- Location: Emmet County, Iowa, United States
- Coordinates: 43°23′31″N 94°51′37″W﻿ / ﻿43.39194°N 94.86028°W
- Area: 191 acres (77 ha)
- Elevation: 1,453 ft (443 m)
- Established: 1930
- Administrator: Iowa Department of Natural Resources
- Website: Official website

= Fort Defiance State Park =

State park in Emmet County, Iowa

Fort Defiance State Park is a 191 acre public recreation area in Emmet County, Iowa, United States. The state park was built by the Civilian Conservation Corps during the Great Depression and opened to the public in 1930. Fort Defiance State Park is open for year-round recreation including picnicking, hiking, and camping.

==History==
Fort Defiance State Park is named for the former Fort Defiance which stood where an accounting office is now located at 103 S. Sixth St. in Estherville, Iowa. The fort was built to protect a gristmill and sawmill during the Dakota War of 1862. In Iowa alarm over the attacks in Minnesota and the Dakotas led to the construction of a series of forts from Sioux City to Iowa Lake. The region had previously been militarized in the aftermath of the Spirit Lake Massacre in 1857. After the 1862 conflict began, the Iowa Legislature authorized “not less than 500 mounted men from the frontier counties at the earliest possible moment, and to be stationed where most needed”, this number was soon reduced. No fighting took place in Iowa, the Dakota uprising led to the rapid expulsion of the few unassimilated Native Americans left there. Fort Defiance was built in 1862 at a time when 40% of the male population of Emmet County was away and fighting for the Union Army during the American Civil War.

==Recreation==
Fort Defiance State Park is open for year-round recreation. A lodge built to resemble a frontier army outpost is available to rent to large groups for meetings and reunions. There is a picnic pavilion that is open to all visitors on a first-come first-served basis. The park has a rustic camping area with sixteen camping sites. There are no flush toilets or showers available and just eight of the campsites are connected to electricity. The trails of the park are open to hiking, horseback riding and cross-country skiing. Two of the trails, White Tail Ridge Trail and Spring Trail have undergone extensive improvements. The work, completed by students from the Iowa Lakes Community College environmental studies program, included covering the trails with wood chips to make the trails "more hiker friendly." White Tail Ridge Trail passes through a wooded area where visitors may encounter some White-tail deer. The Spring Trails passes through a patch of prairie.
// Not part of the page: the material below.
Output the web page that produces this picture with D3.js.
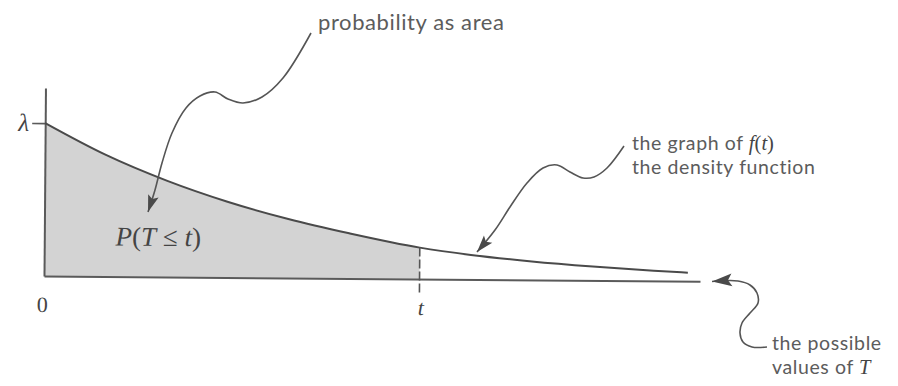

==Friends of Fort Defiance State Park==
The Friends of Fort Defiance State Park is a community organization founded in 2006 to improve the park. The group has raised funds for trail construction and maintenance and worked to keep the grounds of the park clean. Additionally the friends worked to improve the electric hookups at the campsites from 20 amps to 50 amps. Park use and visitation has increased since the Friends of Fort Defiance State Park began their campaign to improve the park. A local newspaper describes the level of use of the campground as being "constant" and has noted an increase in rentals of the lodge for large group functions.